I mean, the United States is in many ways a global leader in science and in conservation in some forms, but to not have the United States as a formal participant really puts the brakes on the momentum behind any global effort because, you know, we’re six percent of the world’s population, but we create 25 percent of the greenhouse gases.
So our relative impact is very outsized and we – you know, I think that getting on a soapbox about that is a good thing. We’re making a presentation to a Congressional committee to push for the ratification of the convention.
Tavis: And knowing the way the Senate works, there’s probably one senator holding the whole thing up (laughter). One guy with the power –
Norton: – or a few of the Tea something, Tea what (laughter).
Tavis: (Laughter) I’m gonna leave that alone. I hear your point, though.
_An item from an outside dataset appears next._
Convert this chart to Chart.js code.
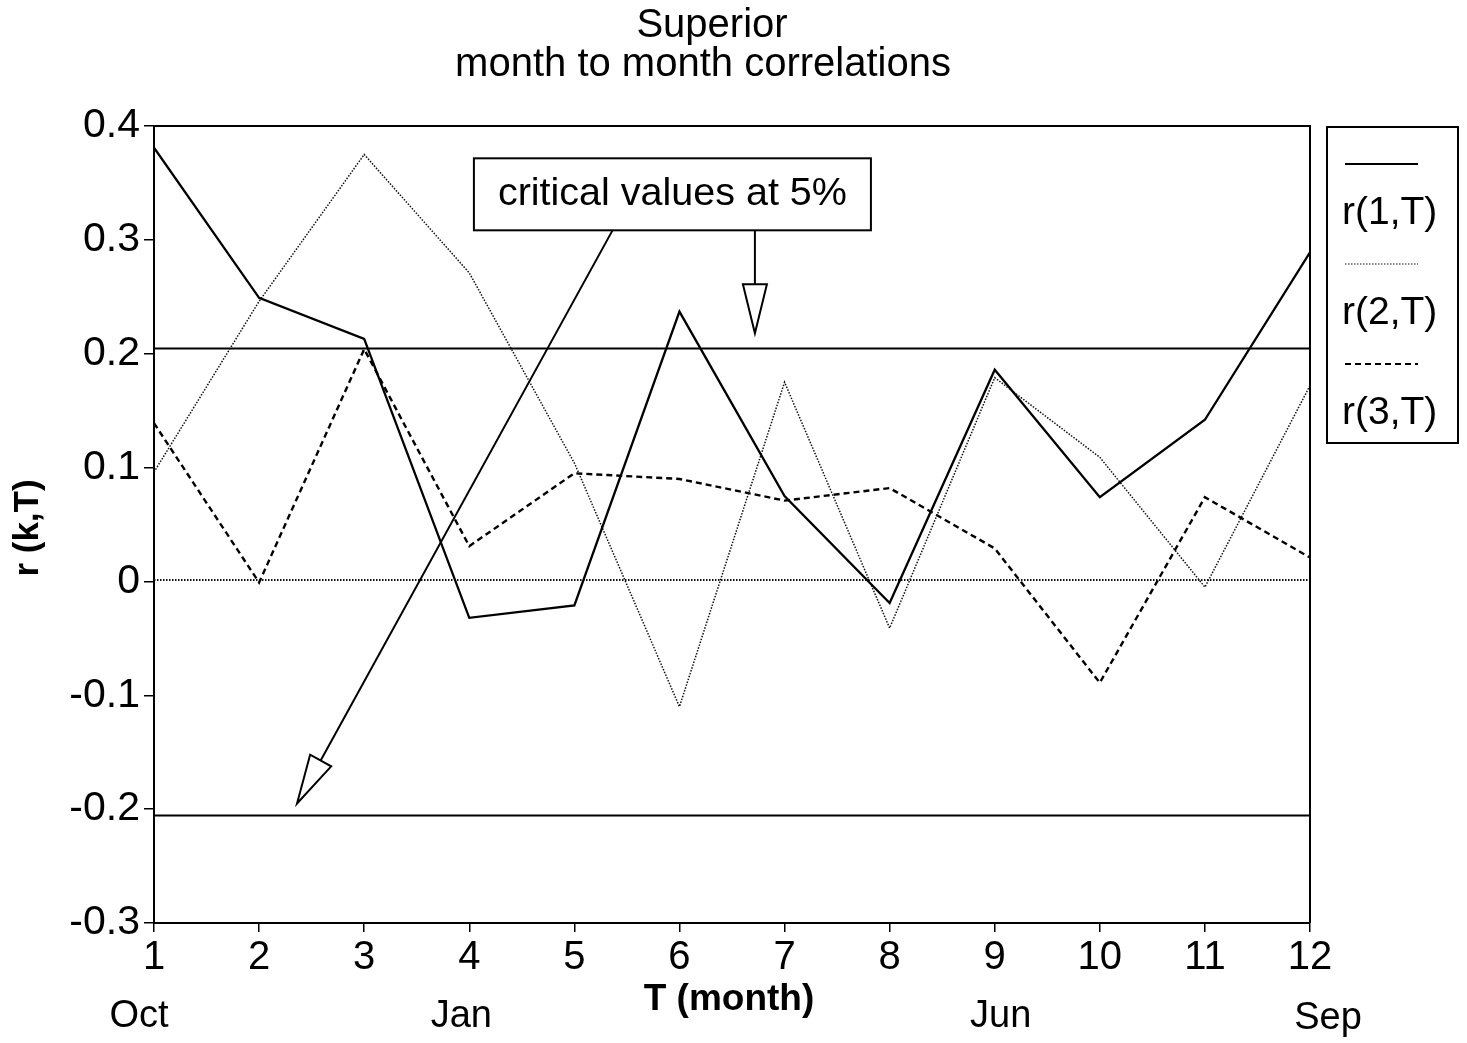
<!DOCTYPE html>
<html>
<head>
<meta charset="utf-8">
<script src="https://cdn.jsdelivr.net/npm/chart.js@4/dist/chart.umd.min.js"></script>
<style>
  html, body { margin: 0; padding: 0; background: #fff; }
  #wrap { width: 1467px; height: 1043px; }
</style>
</head>
<body>
<div id="wrap"><canvas id="c" width="1467" height="1043"></canvas></div>
<script>
// Lag (month) index T and the month it starts from
const months = [1, 2, 3, 4, 5, 6, 7, 8, 9, 10, 11, 12];
const monthNameTicks = [1, 4, 9, 12];
const monthNames = ['Oct', 'Jan', 'Jun', 'Sep'];

// Month-to-month correlations r(k,T) for lags k = 1, 2, 3
const r1 = [0.381, 0.249, 0.213, -0.032, -0.021, 0.237, 0.075, -0.019, 0.186, 0.074, 0.142, 0.289];
const r2 = [0.096, 0.246, 0.375, 0.271, 0.104, -0.110, 0.175, -0.041, 0.179, 0.109, -0.005, 0.172];
const r3 = [0.139, -0.001, 0.204, 0.031, 0.095, 0.090, 0.071, 0.082, 0.029, -0.089, 0.074, 0.021];

// Critical correlation at the 5% level
const critical = 0.205;

// Y axis ticks
const yTicks = [-0.3, -0.2, -0.1, 0, 0.1, 0.2, 0.3, 0.4];

const seriesNames = ['r(1,T)', 'r(2,T)', 'r(3,T)'];

// Callout: box anchor and two arrows, in data units (T, r)
const calloutText = 'critical values at 5%';
const calloutCenter = { x: 5.933, y: 0.340 };
const calloutArrows = [
  { from: { x: 5.367, y: 0.309 }, to: { x: 2.361, y: -0.195 } },
  { from: { x: 6.718, y: 0.309 }, to: { x: 6.718, y: 0.218 } }
];

const FONT = '"Liberation Sans", Arial, Helvetica, sans-serif';

const styles = [
  { borderColor: '#000', borderWidth: 2.3, borderDash: [] },
  { borderColor: '#111', borderWidth: 1.5, borderDash: [1.5, 1.5] },
  { borderColor: '#000', borderWidth: 2.4, borderDash: [6, 4] }
];

function pts(arr) { return months.map((m, i) => ({ x: m, y: arr[i] })); }

const decorations = {
  id: 'decorations',
  beforeDatasetsDraw(chart) {
    const { ctx, chartArea: a, scales: { x, y } } = chart;
    ctx.save();
    // critical value lines
    ctx.strokeStyle = '#000';
    ctx.lineWidth = 2;
    [critical, -critical].forEach(v => {
      const py = Math.round(y.getPixelForValue(v)) + 0.5;
      ctx.beginPath(); ctx.moveTo(a.left, py); ctx.lineTo(a.right, py); ctx.stroke();
    });
    // zero line
    ctx.setLineDash([1.5, 1.5]);
    ctx.lineWidth = 1.8;
    ctx.strokeStyle = '#111';
    const pz = Math.round(y.getPixelForValue(0)) - 1;
    ctx.beginPath(); ctx.moveTo(a.left, pz); ctx.lineTo(a.right, pz); ctx.stroke();
    ctx.restore();
  },
  afterDraw(chart) {
    const { ctx, chartArea: a, scales: { x, y } } = chart;
    ctx.save();
    // frame (top and right edges)
    ctx.strokeStyle = '#000';
    ctx.lineWidth = 2;
    ctx.beginPath();
    ctx.moveTo(a.left, a.top); ctx.lineTo(a.right, a.top); ctx.lineTo(a.right, a.bottom);
    ctx.stroke();

    // title
    ctx.fillStyle = '#000';
    ctx.textAlign = 'center';
    ctx.textBaseline = 'middle';
    ctx.font = '40px ' + FONT;
    ctx.fillText('Superior', 712, 26);
    ctx.fillText('month to month correlations', 703, 65);

    // axis titles
    ctx.font = 'bold 37px ' + FONT;
    ctx.fillText('T (month)', 729, 1000);
    ctx.save();
    ctx.translate(28, 528);
    ctx.rotate(-Math.PI / 2);
    ctx.font = 'bold 35px ' + FONT;
    ctx.fillText('r (k,T)', 0, 0);
    ctx.restore();

    // month names under the T ticks
    ctx.font = '38px ' + FONT;
    const nudge = [-15, -8, 6, 18];
    monthNameTicks.forEach((t, i) => {
      ctx.fillText(monthNames[i], x.getPixelForValue(t) + nudge[i], 1017 + (i === 3 ? 2 : 0));
    });

    // callout arrows
    ctx.lineWidth = 2;
    ctx.strokeStyle = '#000';
    calloutArrows.forEach(ar => {
      const x0 = x.getPixelForValue(ar.from.x), y0 = y.getPixelForValue(ar.from.y);
      const x1 = x.getPixelForValue(ar.to.x), y1 = y.getPixelForValue(ar.to.y);
      const dx = x1 - x0, dy = y1 - y0, len = Math.hypot(dx, dy);
      const ux = dx / len, uy = dy / len;
      const headLen = 49, halfW = 12;
      const bx = x1 - ux * headLen, by = y1 - uy * headLen;
      ctx.beginPath(); ctx.moveTo(x0, y0); ctx.lineTo(bx, by); ctx.stroke();
      ctx.beginPath();
      ctx.moveTo(bx - uy * halfW, by + ux * halfW);
      ctx.lineTo(x1, y1);
      ctx.lineTo(bx + uy * halfW, by - ux * halfW);
      ctx.closePath();
      ctx.fillStyle = '#fff';
      ctx.fill();
      ctx.stroke();
    });

    // callout box
    const cx = x.getPixelForValue(calloutCenter.x), cy = y.getPixelForValue(calloutCenter.y);
    const bw = 397, bh = 72;
    ctx.fillStyle = '#fff';
    ctx.fillRect(cx - bw / 2, cy - bh / 2, bw, bh);
    ctx.strokeRect(cx - bw / 2, cy - bh / 2, bw, bh);
    ctx.fillStyle = '#000';
    ctx.font = '39.5px ' + FONT;
    ctx.fillText(calloutText, cx, cy);

    // legend
    const lx = 1327, ly = 127, lw = 131, lh = 316;
    ctx.lineWidth = 2;
    ctx.strokeRect(lx, ly, lw, lh);
    ctx.font = '39px ' + FONT;
    ctx.textAlign = 'left';
    seriesNames.forEach((name, i) => {
      const s = styles[i];
      const rowY = 164 + i * 100;
      ctx.save();
      ctx.strokeStyle = s.borderColor;
      ctx.lineWidth = s.borderWidth * 0.8;
      ctx.setLineDash(s.borderDash);
      ctx.beginPath(); ctx.moveTo(1345, rowY); ctx.lineTo(1418, rowY); ctx.stroke();
      ctx.restore();
      ctx.fillText(name, 1342, rowY + 49);
    });
    ctx.restore();
  }
};

new Chart(document.getElementById('c'), {
  type: 'line',
  data: {
    datasets: [r1, r2, r3].map((arr, i) => ({
      label: seriesNames[i],
      data: pts(arr),
      borderColor: styles[i].borderColor,
      borderWidth: styles[i].borderWidth,
      borderDash: styles[i].borderDash,
      pointRadius: 0,
      tension: 0,
      fill: false
    }))
  },
  options: {
    responsive: false,
    animation: false,
    devicePixelRatio: 1,
    layout: { padding: { top: 126, right: 157, left: 0, bottom: 0 } },
    plugins: { legend: { display: false }, title: { display: false }, tooltip: { enabled: false } },
    scales: {
      x: {
        type: 'linear',
        min: 1, max: 12,
        afterFit(s) { s.height = 120; },
        afterBuildTicks(s) { s.ticks = months.map(v => ({ value: v })); },
        ticks: {
          color: '#000',
          font: { family: FONT, size: 40 },
          padding: 2,
          maxRotation: 0,
          autoSkip: false,
          callback: v => String(v)
        },
        grid: { drawOnChartArea: false, color: '#000', lineWidth: 1.5, tickLength: 9 },
        border: { color: '#000', width: 2 }
      },
      y: {
        min: -0.3, max: 0.4,
        afterFit(s) { s.width = 154; },
        afterBuildTicks(s) { s.ticks = yTicks.map(v => ({ value: v })); },
        ticks: {
          color: '#000',
          font: { family: FONT, size: 41 },
          padding: 4,
          callback: v => String(Number(v.toFixed(1)))
        },
        grid: { drawOnChartArea: false, color: '#000', lineWidth: 1.5, tickLength: 10 },
        border: { color: '#000', width: 2 }
      }
    }
  },
  plugins: [decorations]
});
</script>
</body>
</html>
So from the last time you were here until now, you ran a marathon and, obviously, you survived.
Norton: I did.
Tavis: So what are you gonna do between now and the next time I see you?
Norton: Um, let’s see. You know, I’ll tell you, I hope the next time that I see you that I’m doing less. I would like to be doing less.
Tavis: Does that mean a half marathon (laughter)?
Norton: No, no. I just mean not so many things at the same time. Next time we talk, I would love for you to say, “What’s up?” and I’ll say, “You know, I’m working on one single thing.”
Norton: I have great focus, I’m very relaxed.
Tavis: I’ve got this on tape.
Norton: I’m feeling a little like I’m being pulled in four directions at once.
Tavis: I’ve got this on tape. If you need me to send it to you to remind you to slow down a little bit, I’ll be happy to.
Norton: You know, it’s like I can juggle three balls. I’d rather not juggle six balls.
Tavis: (Laughter) Whatever he juggles, he seems to juggle it well. This film is gonna be a good one with a wonderful cast and we’re glad to have you on to talk about it.
Norton: Thanks a lot.
Tavis: Stone is the movie starring Edward Norton.